PROBLEM DETAILS:
The data below should be restated word for word, with every picture omitted.

Start COLLECTED DATA

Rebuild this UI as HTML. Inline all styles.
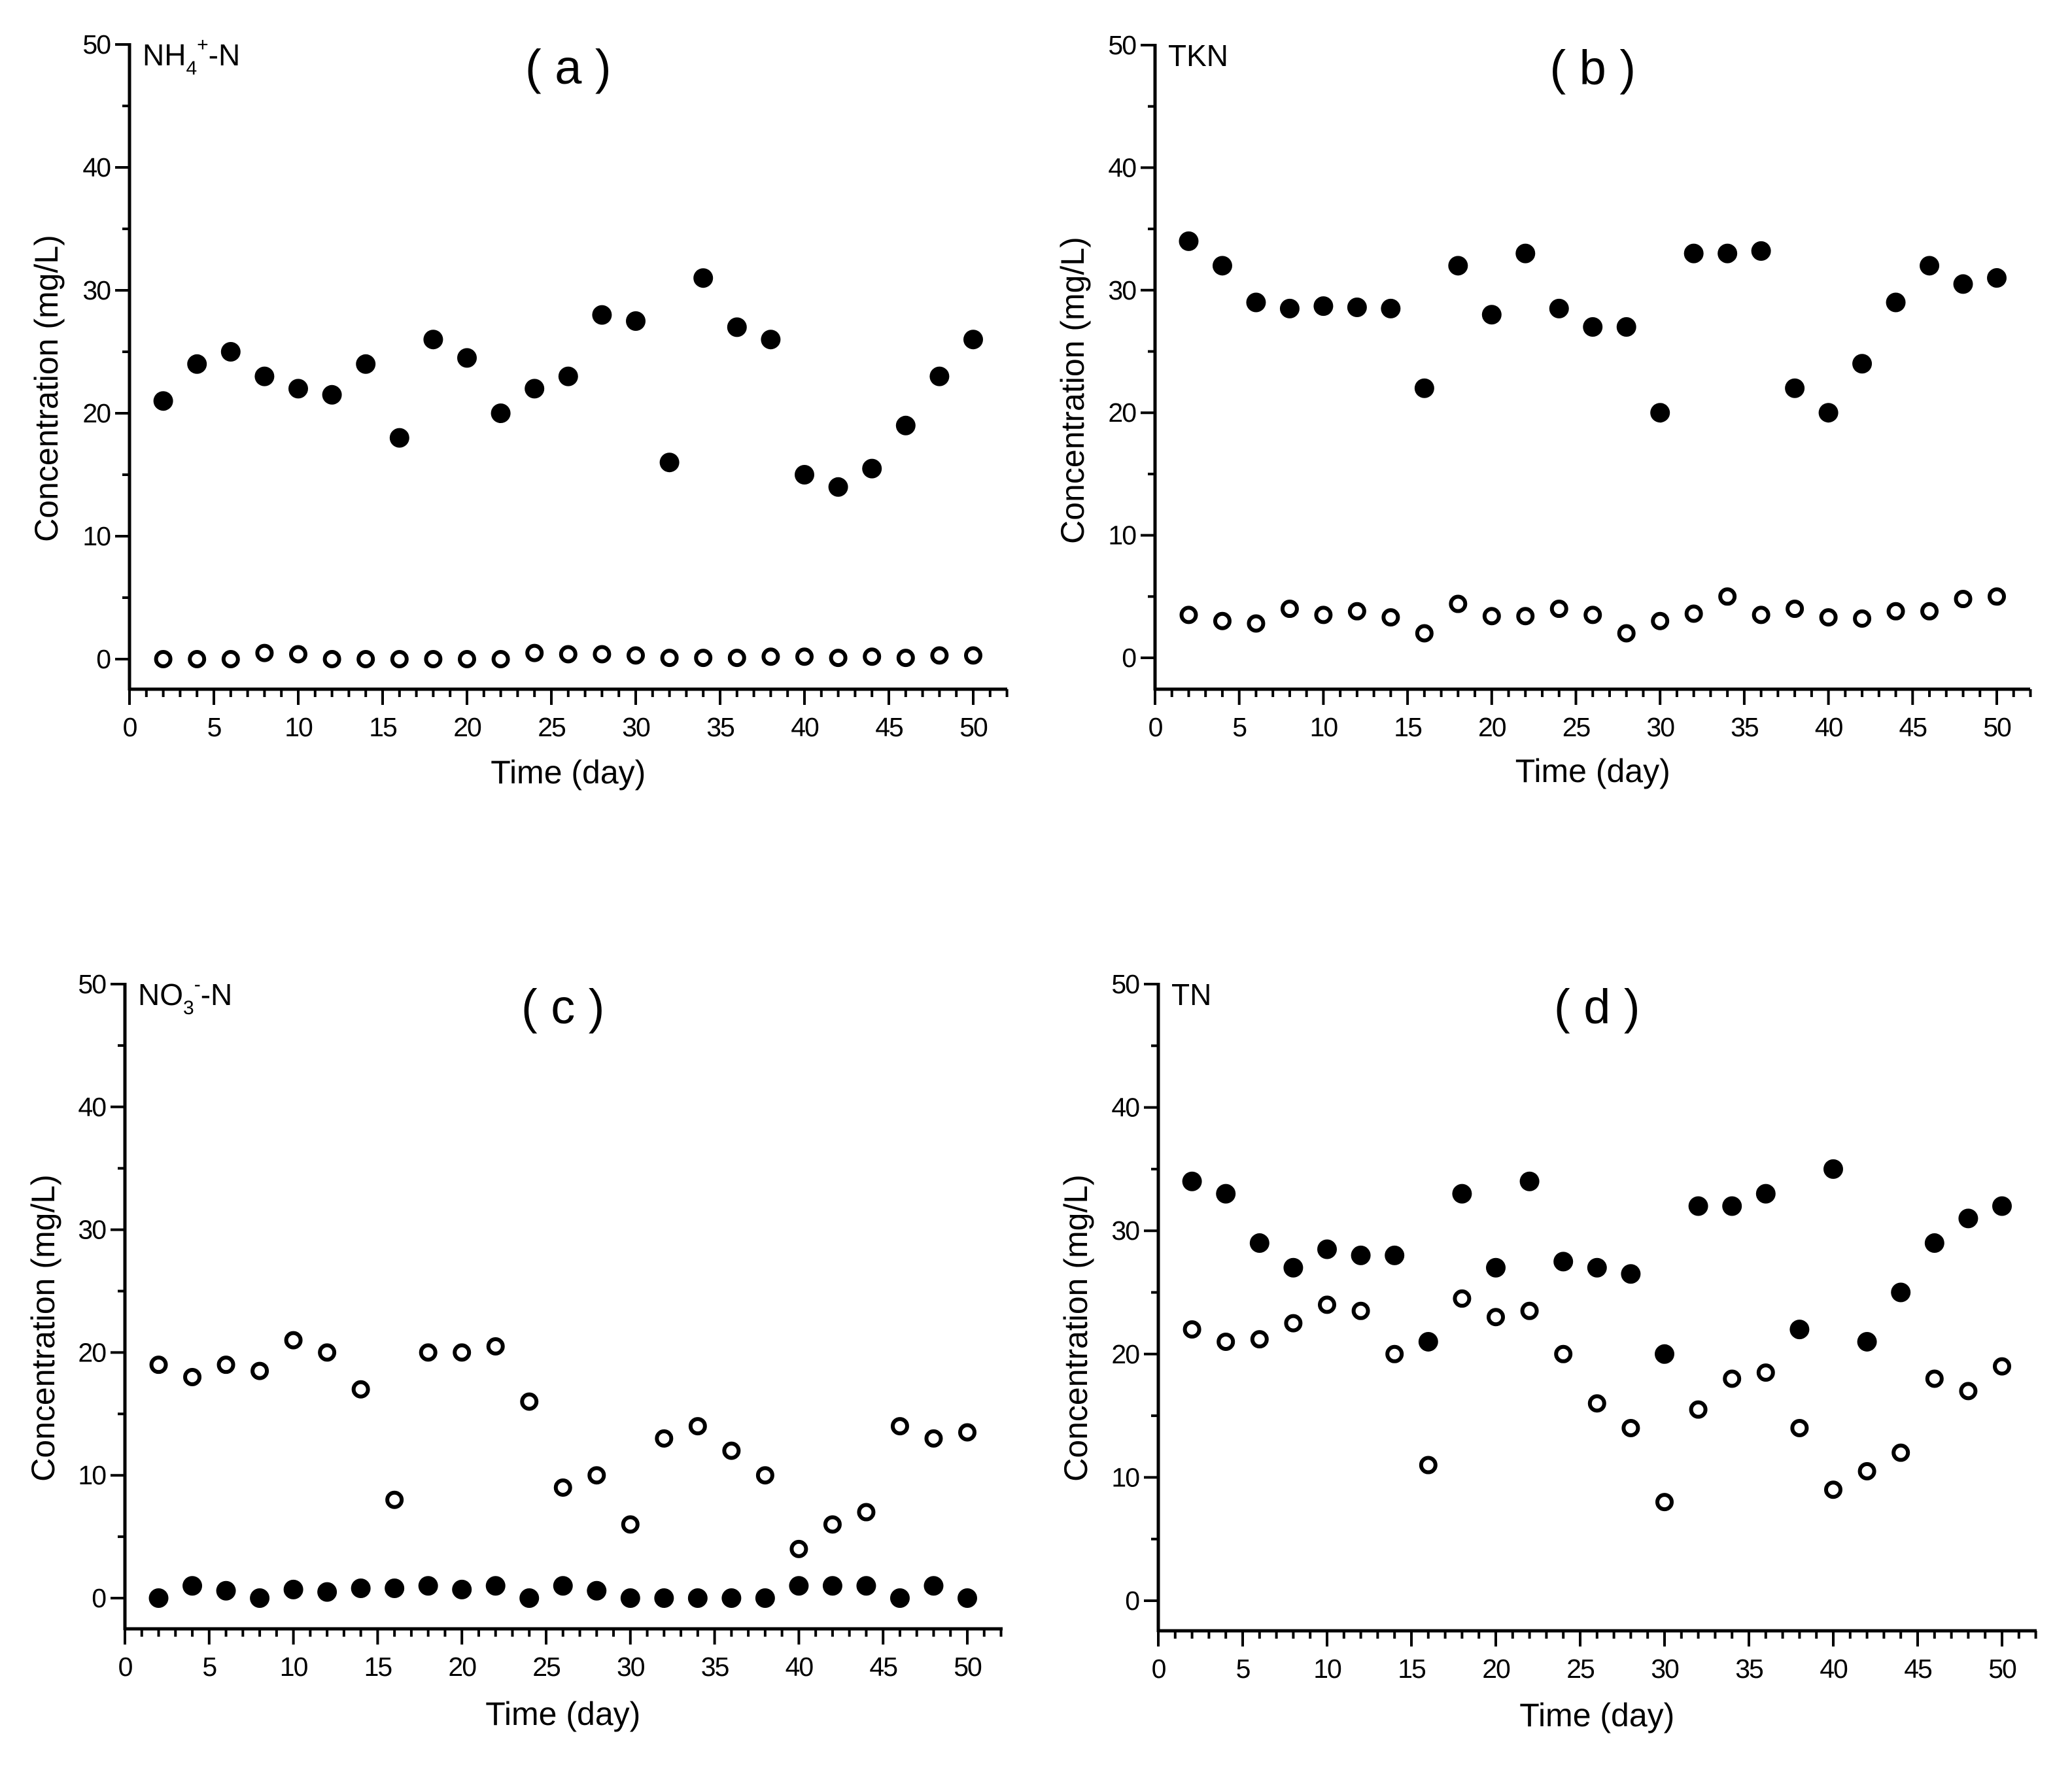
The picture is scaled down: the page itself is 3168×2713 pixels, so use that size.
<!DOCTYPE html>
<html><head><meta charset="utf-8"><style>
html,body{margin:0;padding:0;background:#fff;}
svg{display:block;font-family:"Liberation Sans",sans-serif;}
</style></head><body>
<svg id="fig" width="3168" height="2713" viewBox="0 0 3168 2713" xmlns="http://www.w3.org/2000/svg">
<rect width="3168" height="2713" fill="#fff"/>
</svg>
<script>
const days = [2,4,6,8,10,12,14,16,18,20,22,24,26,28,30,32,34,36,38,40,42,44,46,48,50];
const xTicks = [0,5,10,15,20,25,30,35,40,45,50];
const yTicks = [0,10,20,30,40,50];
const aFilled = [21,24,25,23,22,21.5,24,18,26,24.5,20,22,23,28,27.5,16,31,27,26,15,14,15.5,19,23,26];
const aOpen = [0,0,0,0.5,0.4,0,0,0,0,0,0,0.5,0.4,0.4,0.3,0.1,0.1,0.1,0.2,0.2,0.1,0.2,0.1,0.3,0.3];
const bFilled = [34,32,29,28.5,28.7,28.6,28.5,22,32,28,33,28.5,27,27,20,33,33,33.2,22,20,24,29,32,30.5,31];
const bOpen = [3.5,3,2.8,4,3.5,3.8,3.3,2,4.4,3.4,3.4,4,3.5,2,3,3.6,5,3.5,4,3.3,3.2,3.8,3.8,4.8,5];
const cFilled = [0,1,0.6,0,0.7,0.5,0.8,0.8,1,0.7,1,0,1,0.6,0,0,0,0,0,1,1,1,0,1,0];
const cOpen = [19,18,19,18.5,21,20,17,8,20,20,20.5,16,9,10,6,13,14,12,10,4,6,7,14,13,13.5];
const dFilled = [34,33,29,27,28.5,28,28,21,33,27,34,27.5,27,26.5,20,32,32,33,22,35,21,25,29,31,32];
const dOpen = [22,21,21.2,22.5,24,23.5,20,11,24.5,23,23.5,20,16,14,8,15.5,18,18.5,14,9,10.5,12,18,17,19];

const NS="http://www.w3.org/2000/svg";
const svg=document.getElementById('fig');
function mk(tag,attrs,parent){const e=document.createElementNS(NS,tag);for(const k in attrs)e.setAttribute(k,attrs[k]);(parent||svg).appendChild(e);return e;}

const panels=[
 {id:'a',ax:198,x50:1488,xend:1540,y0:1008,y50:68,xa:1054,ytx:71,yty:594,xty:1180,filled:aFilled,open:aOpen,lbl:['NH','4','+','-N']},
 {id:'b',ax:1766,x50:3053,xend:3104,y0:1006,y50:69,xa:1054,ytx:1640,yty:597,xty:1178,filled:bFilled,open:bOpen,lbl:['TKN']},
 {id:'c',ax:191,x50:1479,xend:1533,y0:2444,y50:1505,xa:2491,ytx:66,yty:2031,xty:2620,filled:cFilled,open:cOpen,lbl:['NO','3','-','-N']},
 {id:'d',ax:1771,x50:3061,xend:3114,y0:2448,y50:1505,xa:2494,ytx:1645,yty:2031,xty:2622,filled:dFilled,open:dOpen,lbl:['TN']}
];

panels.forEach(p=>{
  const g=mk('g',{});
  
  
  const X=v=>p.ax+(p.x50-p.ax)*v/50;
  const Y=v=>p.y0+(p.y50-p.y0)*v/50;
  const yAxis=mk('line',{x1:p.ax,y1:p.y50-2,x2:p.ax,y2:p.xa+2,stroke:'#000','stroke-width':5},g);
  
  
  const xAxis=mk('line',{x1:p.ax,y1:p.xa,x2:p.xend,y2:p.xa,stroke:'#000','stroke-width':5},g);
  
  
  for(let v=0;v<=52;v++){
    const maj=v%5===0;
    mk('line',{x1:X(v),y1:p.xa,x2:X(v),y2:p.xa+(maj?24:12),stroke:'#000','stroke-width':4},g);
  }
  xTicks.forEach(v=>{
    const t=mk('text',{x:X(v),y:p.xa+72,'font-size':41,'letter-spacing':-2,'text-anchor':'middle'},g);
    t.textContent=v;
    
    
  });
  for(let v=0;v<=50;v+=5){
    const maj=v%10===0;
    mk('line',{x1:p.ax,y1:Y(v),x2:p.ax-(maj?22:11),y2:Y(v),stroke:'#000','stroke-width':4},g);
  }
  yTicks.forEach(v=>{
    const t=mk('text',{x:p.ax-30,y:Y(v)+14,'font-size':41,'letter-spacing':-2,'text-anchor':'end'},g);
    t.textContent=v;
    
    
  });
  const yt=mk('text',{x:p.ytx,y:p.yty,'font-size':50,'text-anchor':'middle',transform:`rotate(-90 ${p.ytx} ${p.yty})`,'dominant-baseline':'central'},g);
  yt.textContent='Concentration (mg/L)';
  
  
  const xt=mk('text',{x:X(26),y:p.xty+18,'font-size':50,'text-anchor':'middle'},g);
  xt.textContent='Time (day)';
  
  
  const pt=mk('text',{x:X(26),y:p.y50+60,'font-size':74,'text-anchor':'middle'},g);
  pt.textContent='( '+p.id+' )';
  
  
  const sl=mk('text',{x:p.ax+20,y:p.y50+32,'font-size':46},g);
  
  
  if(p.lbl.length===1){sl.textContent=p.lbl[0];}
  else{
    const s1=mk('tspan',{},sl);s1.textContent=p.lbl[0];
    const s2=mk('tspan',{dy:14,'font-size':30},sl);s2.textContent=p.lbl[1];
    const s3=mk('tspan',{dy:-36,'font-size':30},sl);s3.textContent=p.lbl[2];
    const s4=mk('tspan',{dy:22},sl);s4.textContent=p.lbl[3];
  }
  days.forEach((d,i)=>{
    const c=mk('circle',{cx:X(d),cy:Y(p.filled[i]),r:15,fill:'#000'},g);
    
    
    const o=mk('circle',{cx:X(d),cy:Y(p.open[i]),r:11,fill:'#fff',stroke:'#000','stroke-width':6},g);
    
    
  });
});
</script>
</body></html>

End COLLECTED DATA

IN RESPONSE:
Rebuild this UI as HTML. Inline all styles.
The picture is scaled down: the page itself is 3168×2713 pixels, so use that size.
<!DOCTYPE html>
<html><head><meta charset="utf-8"><style>
html,body{margin:0;padding:0;background:#fff;}
svg{display:block;font-family:"Liberation Sans",sans-serif;}
</style></head><body>
<svg id="fig" width="3168" height="2713" viewBox="0 0 3168 2713" xmlns="http://www.w3.org/2000/svg">
<rect width="3168" height="2713" fill="#fff"/>
</svg>
<script>
const days = [2,4,6,8,10,12,14,16,18,20,22,24,26,28,30,32,34,36,38,40,42,44,46,48,50];
const xTicks = [0,5,10,15,20,25,30,35,40,45,50];
const yTicks = [0,10,20,30,40,50];
const aFilled = [21,24,25,23,22,21.5,24,18,26,24.5,20,22,23,28,27.5,16,31,27,26,15,14,15.5,19,23,26];
const aOpen = [0,0,0,0.5,0.4,0,0,0,0,0,0,0.5,0.4,0.4,0.3,0.1,0.1,0.1,0.2,0.2,0.1,0.2,0.1,0.3,0.3];
const bFilled = [34,32,29,28.5,28.7,28.6,28.5,22,32,28,33,28.5,27,27,20,33,33,33.2,22,20,24,29,32,30.5,31];
const bOpen = [3.5,3,2.8,4,3.5,3.8,3.3,2,4.4,3.4,3.4,4,3.5,2,3,3.6,5,3.5,4,3.3,3.2,3.8,3.8,4.8,5];
const cFilled = [0,1,0.6,0,0.7,0.5,0.8,0.8,1,0.7,1,0,1,0.6,0,0,0,0,0,1,1,1,0,1,0];
const cOpen = [19,18,19,18.5,21,20,17,8,20,20,20.5,16,9,10,6,13,14,12,10,4,6,7,14,13,13.5];
const dFilled = [34,33,29,27,28.5,28,28,21,33,27,34,27.5,27,26.5,20,32,32,33,22,35,21,25,29,31,32];
const dOpen = [22,21,21.2,22.5,24,23.5,20,11,24.5,23,23.5,20,16,14,8,15.5,18,18.5,14,9,10.5,12,18,17,19];

const NS="http://www.w3.org/2000/svg";
const svg=document.getElementById('fig');
function mk(tag,attrs,parent){const e=document.createElementNS(NS,tag);for(const k in attrs)e.setAttribute(k,attrs[k]);(parent||svg).appendChild(e);return e;}

const panels=[
 {id:'a',ax:198,x50:1488,xend:1540,y0:1008,y50:68,xa:1054,ytx:71,yty:594,xty:1180,filled:aFilled,open:aOpen,lbl:['NH','4','+','-N']},
 {id:'b',ax:1766,x50:3053,xend:3104,y0:1006,y50:69,xa:1054,ytx:1640,yty:597,xty:1178,filled:bFilled,open:bOpen,lbl:['TKN']},
 {id:'c',ax:191,x50:1479,xend:1533,y0:2444,y50:1505,xa:2491,ytx:66,yty:2031,xty:2620,filled:cFilled,open:cOpen,lbl:['NO','3','-','-N']},
 {id:'d',ax:1771,x50:3061,xend:3114,y0:2448,y50:1505,xa:2494,ytx:1645,yty:2031,xty:2622,filled:dFilled,open:dOpen,lbl:['TN']}
];

panels.forEach(p=>{
  const g=mk('g',{});
  
  
  const X=v=>p.ax+(p.x50-p.ax)*v/50;
  const Y=v=>p.y0+(p.y50-p.y0)*v/50;
  const yAxis=mk('line',{x1:p.ax,y1:p.y50-2,x2:p.ax,y2:p.xa+2,stroke:'#000','stroke-width':5},g);
  
  
  const xAxis=mk('line',{x1:p.ax,y1:p.xa,x2:p.xend,y2:p.xa,stroke:'#000','stroke-width':5},g);
  
  
  for(let v=0;v<=52;v++){
    const maj=v%5===0;
    mk('line',{x1:X(v),y1:p.xa,x2:X(v),y2:p.xa+(maj?24:12),stroke:'#000','stroke-width':4},g);
  }
  xTicks.forEach(v=>{
    const t=mk('text',{x:X(v),y:p.xa+72,'font-size':41,'letter-spacing':-2,'text-anchor':'middle'},g);
    t.textContent=v;
    
    
  });
  for(let v=0;v<=50;v+=5){
    const maj=v%10===0;
    mk('line',{x1:p.ax,y1:Y(v),x2:p.ax-(maj?22:11),y2:Y(v),stroke:'#000','stroke-width':4},g);
  }
  yTicks.forEach(v=>{
    const t=mk('text',{x:p.ax-30,y:Y(v)+14,'font-size':41,'letter-spacing':-2,'text-anchor':'end'},g);
    t.textContent=v;
    
    
  });
  const yt=mk('text',{x:p.ytx,y:p.yty,'font-size':50,'text-anchor':'middle',transform:`rotate(-90 ${p.ytx} ${p.yty})`,'dominant-baseline':'central'},g);
  yt.textContent='Concentration (mg/L)';
  
  
  const xt=mk('text',{x:X(26),y:p.xty+18,'font-size':50,'text-anchor':'middle'},g);
  xt.textContent='Time (day)';
  
  
  const pt=mk('text',{x:X(26),y:p.y50+60,'font-size':74,'text-anchor':'middle'},g);
  pt.textContent='( '+p.id+' )';
  
  
  const sl=mk('text',{x:p.ax+20,y:p.y50+32,'font-size':46},g);
  
  
  if(p.lbl.length===1){sl.textContent=p.lbl[0];}
  else{
    const s1=mk('tspan',{},sl);s1.textContent=p.lbl[0];
    const s2=mk('tspan',{dy:14,'font-size':30},sl);s2.textContent=p.lbl[1];
    const s3=mk('tspan',{dy:-36,'font-size':30},sl);s3.textContent=p.lbl[2];
    const s4=mk('tspan',{dy:22},sl);s4.textContent=p.lbl[3];
  }
  days.forEach((d,i)=>{
    const c=mk('circle',{cx:X(d),cy:Y(p.filled[i]),r:15,fill:'#000'},g);
    
    
    const o=mk('circle',{cx:X(d),cy:Y(p.open[i]),r:11,fill:'#fff',stroke:'#000','stroke-width':6},g);
    
    
  });
});
</script>
</body></html>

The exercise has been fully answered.